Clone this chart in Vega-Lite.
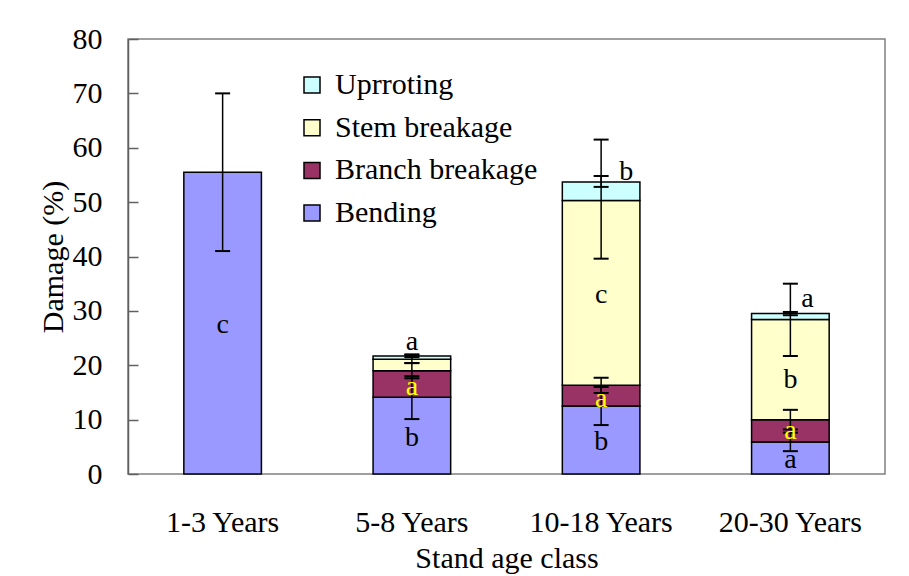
{
  "$schema": "https://vega.github.io/schema/vega-lite/v6.json",
  "width": 757,
  "height": 435,
  "autosize": "none",
  "padding": {"left": 128, "top": 39, "right": 24, "bottom": 102},
  "background": "white",
  "config": {
    "font": "Liberation Serif",
    "view": {"stroke": "#808080", "strokeWidth": 1.5},
    "axis": {"grid": false, "labelFont": "Liberation Serif", "titleFont": "Liberation Serif", "labelColor": "black", "titleColor": "black", "titleFontWeight": "normal"}
  },
  "datasets": {
    "bars": [
      {"age": "1-3 Years", "type": "Bending", "ord": 1, "value": 55.5, "lo": 41.0, "hi": 70.0},
      {"age": "5-8 Years", "type": "Bending", "ord": 1, "value": 14.1, "lo": 10.1, "hi": 18.0},
      {"age": "5-8 Years", "type": "Branch breakage", "ord": 2, "value": 4.9, "lo": 17.6, "hi": 20.4},
      {"age": "5-8 Years", "type": "Stem breakage", "ord": 3, "value": 2.1, "lo": 20.4, "hi": 21.9},
      {"age": "5-8 Years", "type": "Uprroting", "ord": 4, "value": 0.6, "lo": 21.5, "hi": 22.0},
      {"age": "10-18 Years", "type": "Bending", "ord": 1, "value": 12.5, "lo": 9.0, "hi": 16.0},
      {"age": "10-18 Years", "type": "Branch breakage", "ord": 2, "value": 3.8, "lo": 14.9, "hi": 17.7},
      {"age": "10-18 Years", "type": "Stem breakage", "ord": 3, "value": 34.0, "lo": 39.6, "hi": 61.5},
      {"age": "10-18 Years", "type": "Uprroting", "ord": 4, "value": 3.4, "lo": 52.8, "hi": 54.8},
      {"age": "20-30 Years", "type": "Bending", "ord": 1, "value": 5.9, "lo": 4.2, "hi": 7.6},
      {"age": "20-30 Years", "type": "Branch breakage", "ord": 2, "value": 4.1, "lo": 8.2, "hi": 11.8},
      {"age": "20-30 Years", "type": "Stem breakage", "ord": 3, "value": 18.4, "lo": 21.7, "hi": 35.0},
      {"age": "20-30 Years", "type": "Uprroting", "ord": 4, "value": 1.1, "lo": 29.2, "hi": 29.8}
    ],
    "letters": [
      {"age": "1-3 Years", "type": "Bending", "letter": "c", "ly": 25.9},
      {"age": "5-8 Years", "type": "Bending", "letter": "b", "ly": 5.2},
      {"age": "5-8 Years", "type": "Branch breakage", "letter": "a", "ly": 14.6},
      {"age": "5-8 Years", "type": "Uprroting", "letter": "a", "ly": 22.85},
      {"age": "10-18 Years", "type": "Bending", "letter": "b", "ly": 4.5},
      {"age": "10-18 Years", "type": "Branch breakage", "letter": "a", "ly": 12.4},
      {"age": "10-18 Years", "type": "Stem breakage", "letter": "c", "ly": 31.4},
      {"age": "10-18 Years", "type": "Uprroting", "letter": "b", "ly": 54.1},
      {"age": "20-30 Years", "type": "Bending", "letter": "a", "ly": 1.1},
      {"age": "20-30 Years", "type": "Branch breakage", "letter": "a", "ly": 6.5},
      {"age": "20-30 Years", "type": "Stem breakage", "letter": "b", "ly": 15.8},
      {"age": "20-30 Years", "type": "Uprroting", "letter": "a", "ly": 30.8}
    ]
  },
  "layer": [
    {
      "data": {"name": "bars"},
      "mark": {"type": "bar", "stroke": "black", "strokeWidth": 1.5},
      "encoding": {
        "x": {
          "field": "age", "type": "nominal", "title": "Stand age class",
          "scale": {"domain": ["1-3 Years", "5-8 Years", "10-18 Years", "20-30 Years"], "paddingInner": 0.59, "paddingOuter": 0.295},
          "axis": {"labelAngle": 0, "domain": false, "ticks": false, "labelFontSize": 30, "labelPadding": 33, "titleFontSize": 30, "titlePadding": 6}
        },
        "y": {
          "field": "value", "type": "quantitative", "stack": "zero", "title": "Damage (%)",
          "scale": {"domain": [0, 80]},
          "axis": {"values": [0, 10, 20, 30, 40, 50, 60, 70, 80], "domain": true, "domainColor": "#606060", "domainWidth": 1.5, "tickColor": "#606060", "tickWidth": 1.5, "tickSize": -10, "labelPadding": 36, "labelFontSize": 30, "titleFontSize": 30, "titlePadding": 4}
        },
        "color": {
          "field": "type", "type": "nominal", "title": null,
          "scale": {"domain": ["Uprroting", "Stem breakage", "Branch breakage", "Bending"], "range": ["#ccffff", "#ffffcc", "#993366", "#9999ff"]},
          "legend": {"orient": "none", "legendX": 169, "legendY": 31, "padding": 0, "symbolType": "square", "symbolSize": 256, "symbolStrokeColor": "black", "symbolStrokeWidth": 1.5, "symbolOpacity": 1, "labelFont": "Liberation Serif", "labelFontSize": 30, "labelColor": "black", "labelOffset": 8, "rowPadding": 12.7, "labelLimit": 400}
        },
        "order": {"field": "ord", "type": "quantitative"}
      }
    },
    {
      "data": {"name": "bars"},
      "mark": {"type": "rule", "color": "black", "strokeWidth": 1.5},
      "encoding": {
        "x": {"field": "age", "type": "nominal", "title": "Stand age class"},
        "y": {"field": "lo", "type": "quantitative", "title": "Damage (%)"},
        "y2": {"field": "hi"}
      }
    },
    {
      "data": {"name": "bars"},
      "mark": {"type": "tick", "color": "black", "thickness": 2, "size": 15, "opacity": 1},
      "encoding": {
        "x": {"field": "age", "type": "nominal", "title": "Stand age class"},
        "y": {"field": "lo", "type": "quantitative", "title": "Damage (%)"}
      }
    },
    {
      "data": {"name": "bars"},
      "mark": {"type": "tick", "color": "black", "thickness": 2, "size": 15, "opacity": 1},
      "encoding": {
        "x": {"field": "age", "type": "nominal", "title": "Stand age class"},
        "y": {"field": "hi", "type": "quantitative", "title": "Damage (%)"}
      }
    },
    {
      "data": {"name": "letters"},
      "transform": [{"filter": "!(datum.type == 'Uprroting' && datum.age != '5-8 Years')"}],
      "mark": {"type": "text", "font": "Liberation Serif", "fontSize": 28, "baseline": "alphabetic", "align": "center"},
      "encoding": {
        "x": {"field": "age", "type": "nominal", "title": "Stand age class"},
        "y": {"field": "ly", "type": "quantitative", "title": "Damage (%)"},
        "text": {"field": "letter"},
        "color": {"condition": {"test": "datum.type == 'Branch breakage'", "value": "#ffff00"}, "value": "black"}
      }
    },
    {
      "data": {"name": "letters"},
      "transform": [{"filter": "datum.type == 'Uprroting' && datum.age == '10-18 Years'"}],
      "mark": {"type": "text", "font": "Liberation Serif", "fontSize": 28, "baseline": "alphabetic", "align": "center", "dx": 25, "color": "black"},
      "encoding": {
        "x": {"field": "age", "type": "nominal", "title": "Stand age class"},
        "y": {"field": "ly", "type": "quantitative", "title": "Damage (%)"},
        "text": {"field": "letter"}
      }
    },
    {
      "data": {"name": "letters"},
      "transform": [{"filter": "datum.type == 'Uprroting' && datum.age == '20-30 Years'"}],
      "mark": {"type": "text", "font": "Liberation Serif", "fontSize": 28, "baseline": "alphabetic", "align": "center", "dx": 17, "color": "black"},
      "encoding": {
        "x": {"field": "age", "type": "nominal", "title": "Stand age class"},
        "y": {"field": "ly", "type": "quantitative", "title": "Damage (%)"},
        "text": {"field": "letter"}
      }
    }
  ]
}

........

(Instruction) Replicate the material above verbatim; images stay out of the copy.

(Solution below)
Clone this chart in Vega-Lite.
{
  "$schema": "https://vega.github.io/schema/vega-lite/v6.json",
  "width": 757,
  "height": 435,
  "autosize": "none",
  "padding": {"left": 128, "top": 39, "right": 24, "bottom": 102},
  "background": "white",
  "config": {
    "font": "Liberation Serif",
    "view": {"stroke": "#808080", "strokeWidth": 1.5},
    "axis": {"grid": false, "labelFont": "Liberation Serif", "titleFont": "Liberation Serif", "labelColor": "black", "titleColor": "black", "titleFontWeight": "normal"}
  },
  "datasets": {
    "bars": [
      {"age": "1-3 Years", "type": "Bending", "ord": 1, "value": 55.5, "lo": 41.0, "hi": 70.0},
      {"age": "5-8 Years", "type": "Bending", "ord": 1, "value": 14.1, "lo": 10.1, "hi": 18.0},
      {"age": "5-8 Years", "type": "Branch breakage", "ord": 2, "value": 4.9, "lo": 17.6, "hi": 20.4},
      {"age": "5-8 Years", "type": "Stem breakage", "ord": 3, "value": 2.1, "lo": 20.4, "hi": 21.9},
      {"age": "5-8 Years", "type": "Uprroting", "ord": 4, "value": 0.6, "lo": 21.5, "hi": 22.0},
      {"age": "10-18 Years", "type": "Bending", "ord": 1, "value": 12.5, "lo": 9.0, "hi": 16.0},
      {"age": "10-18 Years", "type": "Branch breakage", "ord": 2, "value": 3.8, "lo": 14.9, "hi": 17.7},
      {"age": "10-18 Years", "type": "Stem breakage", "ord": 3, "value": 34.0, "lo": 39.6, "hi": 61.5},
      {"age": "10-18 Years", "type": "Uprroting", "ord": 4, "value": 3.4, "lo": 52.8, "hi": 54.8},
      {"age": "20-30 Years", "type": "Bending", "ord": 1, "value": 5.9, "lo": 4.2, "hi": 7.6},
      {"age": "20-30 Years", "type": "Branch breakage", "ord": 2, "value": 4.1, "lo": 8.2, "hi": 11.8},
      {"age": "20-30 Years", "type": "Stem breakage", "ord": 3, "value": 18.4, "lo": 21.7, "hi": 35.0},
      {"age": "20-30 Years", "type": "Uprroting", "ord": 4, "value": 1.1, "lo": 29.2, "hi": 29.8}
    ],
    "letters": [
      {"age": "1-3 Years", "type": "Bending", "letter": "c", "ly": 25.9},
      {"age": "5-8 Years", "type": "Bending", "letter": "b", "ly": 5.2},
      {"age": "5-8 Years", "type": "Branch breakage", "letter": "a", "ly": 14.6},
      {"age": "5-8 Years", "type": "Uprroting", "letter": "a", "ly": 22.85},
      {"age": "10-18 Years", "type": "Bending", "letter": "b", "ly": 4.5},
      {"age": "10-18 Years", "type": "Branch breakage", "letter": "a", "ly": 12.4},
      {"age": "10-18 Years", "type": "Stem breakage", "letter": "c", "ly": 31.4},
      {"age": "10-18 Years", "type": "Uprroting", "letter": "b", "ly": 54.1},
      {"age": "20-30 Years", "type": "Bending", "letter": "a", "ly": 1.1},
      {"age": "20-30 Years", "type": "Branch breakage", "letter": "a", "ly": 6.5},
      {"age": "20-30 Years", "type": "Stem breakage", "letter": "b", "ly": 15.8},
      {"age": "20-30 Years", "type": "Uprroting", "letter": "a", "ly": 30.8}
    ]
  },
  "layer": [
    {
      "data": {"name": "bars"},
      "mark": {"type": "bar", "stroke": "black", "strokeWidth": 1.5},
      "encoding": {
        "x": {
          "field": "age", "type": "nominal", "title": "Stand age class",
          "scale": {"domain": ["1-3 Years", "5-8 Years", "10-18 Years", "20-30 Years"], "paddingInner": 0.59, "paddingOuter": 0.295},
          "axis": {"labelAngle": 0, "domain": false, "ticks": false, "labelFontSize": 30, "labelPadding": 33, "titleFontSize": 30, "titlePadding": 6}
        },
        "y": {
          "field": "value", "type": "quantitative", "stack": "zero", "title": "Damage (%)",
          "scale": {"domain": [0, 80]},
          "axis": {"values": [0, 10, 20, 30, 40, 50, 60, 70, 80], "domain": true, "domainColor": "#606060", "domainWidth": 1.5, "tickColor": "#606060", "tickWidth": 1.5, "tickSize": -10, "labelPadding": 36, "labelFontSize": 30, "titleFontSize": 30, "titlePadding": 4}
        },
        "color": {
          "field": "type", "type": "nominal", "title": null,
          "scale": {"domain": ["Uprroting", "Stem breakage", "Branch breakage", "Bending"], "range": ["#ccffff", "#ffffcc", "#993366", "#9999ff"]},
          "legend": {"orient": "none", "legendX": 169, "legendY": 31, "padding": 0, "symbolType": "square", "symbolSize": 256, "symbolStrokeColor": "black", "symbolStrokeWidth": 1.5, "symbolOpacity": 1, "labelFont": "Liberation Serif", "labelFontSize": 30, "labelColor": "black", "labelOffset": 8, "rowPadding": 12.7, "labelLimit": 400}
        },
        "order": {"field": "ord", "type": "quantitative"}
      }
    },
    {
      "data": {"name": "bars"},
      "mark": {"type": "rule", "color": "black", "strokeWidth": 1.5},
      "encoding": {
        "x": {"field": "age", "type": "nominal", "title": "Stand age class"},
        "y": {"field": "lo", "type": "quantitative", "title": "Damage (%)"},
        "y2": {"field": "hi"}
      }
    },
    {
      "data": {"name": "bars"},
      "mark": {"type": "tick", "color": "black", "thickness": 2, "size": 15, "opacity": 1},
      "encoding": {
        "x": {"field": "age", "type": "nominal", "title": "Stand age class"},
        "y": {"field": "lo", "type": "quantitative", "title": "Damage (%)"}
      }
    },
    {
      "data": {"name": "bars"},
      "mark": {"type": "tick", "color": "black", "thickness": 2, "size": 15, "opacity": 1},
      "encoding": {
        "x": {"field": "age", "type": "nominal", "title": "Stand age class"},
        "y": {"field": "hi", "type": "quantitative", "title": "Damage (%)"}
      }
    },
    {
      "data": {"name": "letters"},
      "transform": [{"filter": "!(datum.type == 'Uprroting' && datum.age != '5-8 Years')"}],
      "mark": {"type": "text", "font": "Liberation Serif", "fontSize": 28, "baseline": "alphabetic", "align": "center"},
      "encoding": {
        "x": {"field": "age", "type": "nominal", "title": "Stand age class"},
        "y": {"field": "ly", "type": "quantitative", "title": "Damage (%)"},
        "text": {"field": "letter"},
        "color": {"condition": {"test": "datum.type == 'Branch breakage'", "value": "#ffff00"}, "value": "black"}
      }
    },
    {
      "data": {"name": "letters"},
      "transform": [{"filter": "datum.type == 'Uprroting' && datum.age == '10-18 Years'"}],
      "mark": {"type": "text", "font": "Liberation Serif", "fontSize": 28, "baseline": "alphabetic", "align": "center", "dx": 25, "color": "black"},
      "encoding": {
        "x": {"field": "age", "type": "nominal", "title": "Stand age class"},
        "y": {"field": "ly", "type": "quantitative", "title": "Damage (%)"},
        "text": {"field": "letter"}
      }
    },
    {
      "data": {"name": "letters"},
      "transform": [{"filter": "datum.type == 'Uprroting' && datum.age == '20-30 Years'"}],
      "mark": {"type": "text", "font": "Liberation Serif", "fontSize": 28, "baseline": "alphabetic", "align": "center", "dx": 17, "color": "black"},
      "encoding": {
        "x": {"field": "age", "type": "nominal", "title": "Stand age class"},
        "y": {"field": "ly", "type": "quantitative", "title": "Damage (%)"},
        "text": {"field": "letter"}
      }
    }
  ]
}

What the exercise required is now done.